Non-boolean rich comparisons in tuple work inconsistently

class A:
    def __lt__(self, o):
        return "hello"

a = A()
b = A()
print(a < b)  # hello
print(a < a)  # hello

a = (A(),)
b = (A(),)
print(a < b)  # hello
print(a < a)  # False

I have no idea why the last one is False. It looks like it could be a bug due to optimization (maybe?). Could anyone explain why this is happening?

ver: Python 3.12.3

a < a is False because tuples form a strict total order, which requires a tuple not be less than itself. That means we don’t need to compare a[0] to a[0] to determine the answer; it’s false for any given tuple a. Only when we compare two different tuples do we need to compare corresponding elements in lexicographical comparison.

2 Likes

Sorry, I figured it out. It’s not a bug.

Since A doesn’t define __eq__, it defaults to object.__eq__, which compares object IDs to check for identity.

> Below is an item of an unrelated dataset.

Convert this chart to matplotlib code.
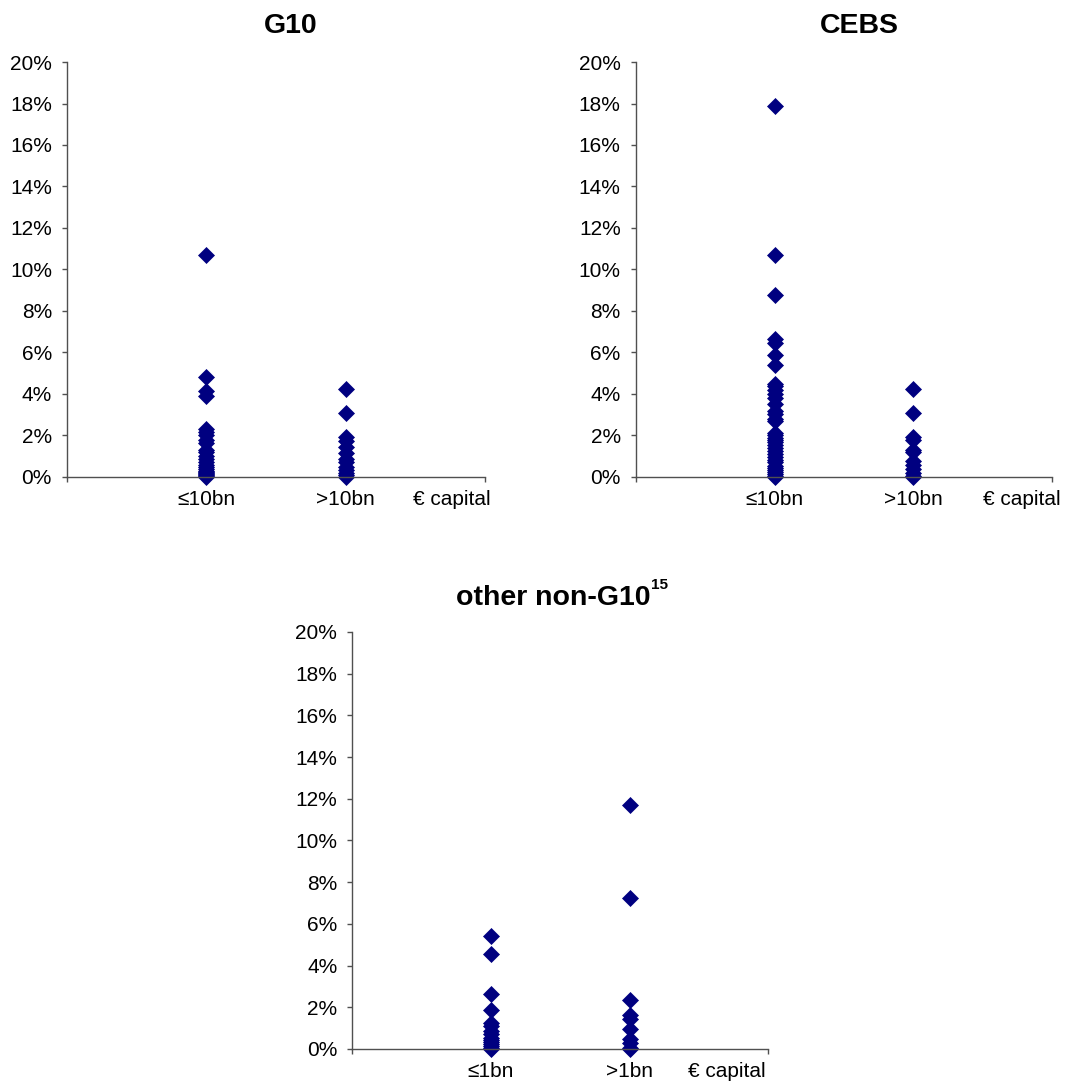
import matplotlib
matplotlib.use("Agg")
import matplotlib.pyplot as plt
from matplotlib.ticker import FuncFormatter, FixedLocator

plt.rcParams['font.family'] = ['Liberation Sans', 'DejaVu Sans']

# ---- data (percent) ----
g10_small = [10.7, 4.8, 4.15, 3.9, 2.3, 2.15, 2.0, 1.8, 1.65, 1.3, 1.2, 1.0, 0.85, 0.7,
             0.6, 0.5, 0.4, 0.3, 0.25, 0.2, 0.15, 0.1, 0.05, 0.0]
g10_large = [4.25, 3.1, 1.95, 1.75, 1.45, 1.15, 0.85, 0.7, 0.5, 0.35, 0.2, 0.1, 0.0]

cebs_small = [17.9, 10.7, 8.75, 6.65, 6.45, 5.9, 5.4, 4.5, 4.4, 4.2, 4.0, 3.8, 3.5, 3.2,
              3.05, 2.8, 2.7, 2.1, 2.0, 1.9, 1.8, 1.7, 1.55, 1.4, 1.25, 1.1, 0.95, 0.8,
              0.7, 0.55, 0.45, 0.35, 0.25, 0.15, 0.05, 0.0]
cebs_large = [4.25, 3.1, 1.95, 1.8, 1.3, 1.2, 0.75, 0.6, 0.4, 0.2, 0.05, 0.0]

other_small = [5.4, 4.55, 2.65, 1.85, 1.25, 1.1, 0.85, 0.7, 0.55, 0.45, 0.35, 0.25,
               0.15, 0.05, 0.0]
other_large = [11.7, 7.25, 2.35, 1.65, 1.45, 0.95, 0.5, 0.3, 0.05, 0.0]

g10_cats = ["≤10bn", ">10bn"]
cebs_cats = ["≤10bn", ">10bn"]
other_cats = ["≤1bn", ">1bn"]
axis_label = "€ capital"
y_ticks = [0, 2, 4, 6, 8, 10, 12, 14, 16, 18, 20]

titles = ["G10", "CEBS", "other non-G10"]
footnote = "15"

fig = plt.figure(figsize=(10.68, 10.84), dpi=100)

panels = [
    ([0.0627, 0.560, 0.3915, 0.3828], g10_small, g10_large, g10_cats, titles[0], 2.76, 0.536, 21, None),
    ([0.5952, 0.560, 0.3901, 0.3828], cebs_small, cebs_large, cebs_cats, titles[1], 2.78, 0.536, 21, None),
    ([0.3299, 0.0323, 0.3895, 0.3847], other_small, other_large, other_cats, titles[2], 2.70, 0.482, 19.5, footnote),
]

navy = "#000080"
spine_c = "#505050"

for rect, small, large, cats, title, lblx, tx, tpad, sup in panels:
    ax = fig.add_axes(rect)
    ax.plot([1] * len(small), small, linestyle='none', marker='D', markersize=7.8,
            color=navy, markeredgecolor=navy, markeredgewidth=0.5, clip_on=False)
    ax.plot([2] * len(large), large, linestyle='none', marker='D', markersize=7.8,
            color=navy, markeredgecolor=navy, markeredgewidth=0.5, clip_on=False)
    ax.set_xlim(0, 3)
    ax.set_ylim(0, 20)
    ax.yaxis.set_major_locator(FixedLocator(y_ticks))
    ax.yaxis.set_major_formatter(FuncFormatter(lambda v, p: f"{v:.0f}%"))
    ax.xaxis.set_major_locator(FixedLocator([0, 3]))
    ax.set_xticklabels(["", ""])
    for s in ['top', 'right']:
        ax.spines[s].set_visible(False)
    for s in ['left', 'bottom']:
        ax.spines[s].set_color(spine_c)
        ax.spines[s].set_linewidth(1.0)
    ax.tick_params(axis='y', direction='out', length=3.8, width=1, color=spine_c,
                   labelsize=15, pad=7)
    ax.tick_params(axis='x', direction='out', length=3.8, width=1, color=spine_c)
    for i, c in enumerate(cats):
        ax.text(i + 1, -1.1, c, ha='center', va='center', fontsize=15,
                transform=ax.transData)
    ax.text(lblx, -1.1, axis_label, ha='center', va='center', fontsize=15,
            transform=ax.transData)
    t = ax.set_title(title, fontsize=20.5, fontweight='bold', pad=tpad)
    t.set_x(tx)
    if sup:
        ax.annotate(sup, xy=(1.0, 1.0), xycoords=t, xytext=(0.8, 5.0),
                    textcoords='offset points', ha='left', va='top',
                    fontsize=11, fontweight='bold')

fig.savefig("out.png", dpi=100, facecolor='white')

This has a significant impact on lexicographic comparison in tuples. The IDs of a[0] and a[0] are the same, but a[0] and b[0] have different IDs. As a result, a < a defaults to comparing the tuple lengths, which ultimately yields False.

1 Like

Thanks for your response…! It looks like our answers overlapped since we replied at the same time. Your explanation also makes a lot of sense from a broader perspective. Thank you again for taking the time to respond!

And to add to this, suppose that the object defines equality in some way - the same result would be seen any time the tuples’ corresponding elements compare equal. To get __lt__ to be called, you need to define __eq__ to return False.

I think it’s not so much about object identifiers, but tuplerichcompare does go straight to lexicographical comparison. However, it only cares about the boolean result, and "hello" is a truthy value, so it exhausts all comparisons, and so falls back on the lengths as you point out.

I thought there would be a short path that tests for and handles object identity, but apparently not.